Saturday, July 13, 2024

Indonesia, Qatar Co-Chair Conference to Garner Support for Afghan Women Education

Immigration News

Arif Ahmadi
Arif Ahmadi
Arif Ahmadi holds a B.A. degree in Journalism. He works as an Editor & Content Writer for Khaama Press.
FILE: Women protest for equal rights in Afghanistan.

Kabul, Afghanistan – Indonesia and Qatar co-chaired the International Conference on Afghan Women’s Education in Bali, Indonesia on Thursday, according to sources, to garner support for Afghan women education.

Last month, a group of Afghan women staged a protest in Kabul to express their concerns over the ongoing ban on female students despite repeated calls by the international community to reopen girls’ schools above sixth grade.

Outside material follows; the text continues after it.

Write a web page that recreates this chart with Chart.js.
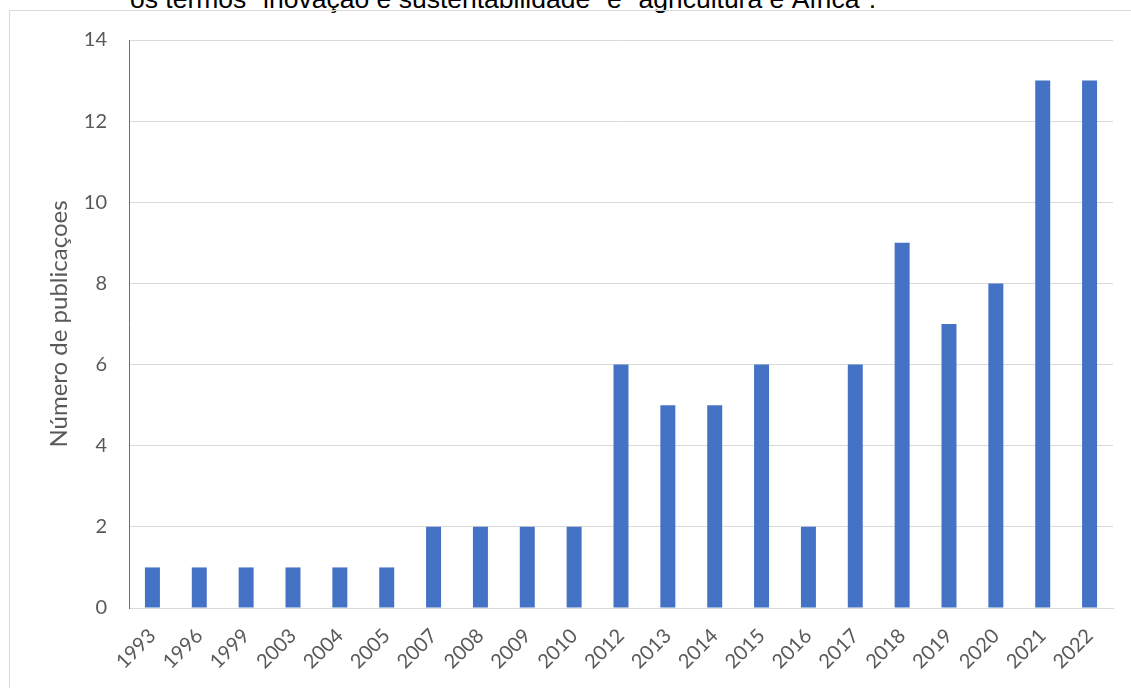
<!DOCTYPE html>
<html>
<head>
<meta charset="utf-8">
<script src="https://cdn.jsdelivr.net/npm/chart.js@4.4.1/dist/chart.umd.min.js"></script>
<style>
  html, body { margin: 0; padding: 0; background: #fff; overflow: hidden; }
  body { width: 1131px; height: 688px; position: relative; }
  #caption {
    position: absolute; left: 130px; top: -14px;
    font-family: "Liberation Sans", Arial, sans-serif; font-size: 26.5px; line-height: 26px;
    color: #000; white-space: nowrap;
  }
  #box {
    position: absolute; left: 9px; top: 10px; width: 1122px; height: 678px;
    border-left: 1px solid #d9d9d9; border-top: 1px solid #d9d9d9; box-sizing: border-box;
  }
  #wrap { position: absolute; left: 10px; top: 11px; width: 1121px; height: 677px; }
</style>
</head>
<body>
<div id="caption">os termos "inovação e sustentabilidade" e "agricultura e África".</div>
<div id="box"></div>
<div id="wrap"><canvas id="c" width="1121" height="677"></canvas></div>
<script>
const years = ["1993","1996","1999","2003","2004","2005","2007","2008","2009","2010","2012","2013","2014","2015","2016","2017","2018","2019","2020","2021","2022"];
const publications = [1,1,1,1,1,1,2,2,2,2,6,5,5,6,2,6,9,7,8,13,13];
const yTicks = [0,2,4,6,8,10,12,14];
const yTitle = "Número de publicaçoes";

const FONT = "Lato, 'Open Sans', sans-serif";
new Chart(document.getElementById('c'), {
  type: 'bar',
  data: {
    labels: years,
    datasets: [{
      data: publications,
      backgroundColor: '#4472C4',
      borderWidth: 0,
      barPercentage: 0.32,
      categoryPercentage: 1.0
    }]
  },
  options: {
    responsive: false,
    animation: false,
    devicePixelRatio: 1,
    layout: { padding: { top: 29, right: 18, left: 0, bottom: 0 } },
    plugins: { legend: { display: false }, tooltip: { enabled: false } },
    scales: {
      x: {
        grid: { display: false },
        border: { display: true, color: '#d9d9d9', width: 1 },
        ticks: {
          color: '#595959', font: { family: FONT, size: 20 },
          minRotation: 45, maxRotation: 45, autoSkip: false, padding: 8
        },
        afterFit: s => { s.height = 80; s.paddingLeft = 0; s.paddingRight = 0; }
      },
      y: {
        min: 0, max: 14,
        afterBuildTicks: s => { s.ticks = yTicks.map(v => ({ value: v })); },
        grid: { color: '#d9d9d9', lineWidth: 1, drawTicks: false },
        border: { display: true, color: '#4472C4', width: 1 },
        ticks: { color: '#595959', font: { family: FONT, size: 20 }, padding: 22 },
        title: {
          display: true, text: yTitle, color: '#595959',
          font: { family: FONT, size: 24 }, padding: { top: 35, bottom: 0 }
        },
        afterFit: s => { s.width = 119; s.paddingTop = 0; s.paddingBottom = 0; }
      }
    }
  }
});
</script>
</body>
</html>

The conference is the first such meeting to take place since the Taliban takeover last August, gathering representatives of 38 countries, international organizations, NGOs and academics.

Indonesia has made Afghanistan one of its priority foreign aid commitments, with assistance directed mostly to support women’s empowerment and education.

“We cannot choose to remain idle, we must do something,” Indonesian Foreign Minister Retno Marsudi told a press conference, Arab News quoted.

“I firmly believe investing in women means investing in a brighter future, given the opportunity women can make a critical contribution to society.”




The foreign minister of Pakistan, who attended the conference, exclaimed an investment in female education is an investment in the future of the nation, giving Pakistan as an example of “women’s equal right to education”.

“The constitution of Pakistan recognizes women’s equal right to education, we are convinced that an investment in female education is an investment in the future of the nation,” Pakistan’s foreign minister Bilawal Bhutto Zardari, at TOLOnews quoted.

Speaking at the conference, the foreign minister of Pakistan also mentioned offering scholarships to Afghan students.

“4,500 fully funded scholarships will be offered for eligible Afghan students to study in Pakistan. 1,500 of these scholarships have been reserved for Afghan women,” said Zardari.

The United Nations International Children’s Emergency Fund (UNICEF) said that it will expand education opportunities across Afghanistan.

“In 2023, we’re expanding education opportunities across Afghanistan,” UNICEF tweeted. “We’re repairing classes so they’re safer & more conducive to learning.”

Despite repeated calls by the international community and world leaders, the Islamic Emirate has previously said that it’s leadership is committed to all the rights of women in Afghanistan within the framework of Islamic law.

In March, the Islamic Emirate on a formal decree banned female students of grade six and above from attending classes in schools throughout the country.

The decision by the group has triggered a backlash among international communities and the United Nations, including foreign ministries of Canada, France, Italy, Norway, the United Kingdom, and the U.S., urging for immediate reconsideration of girls’ education.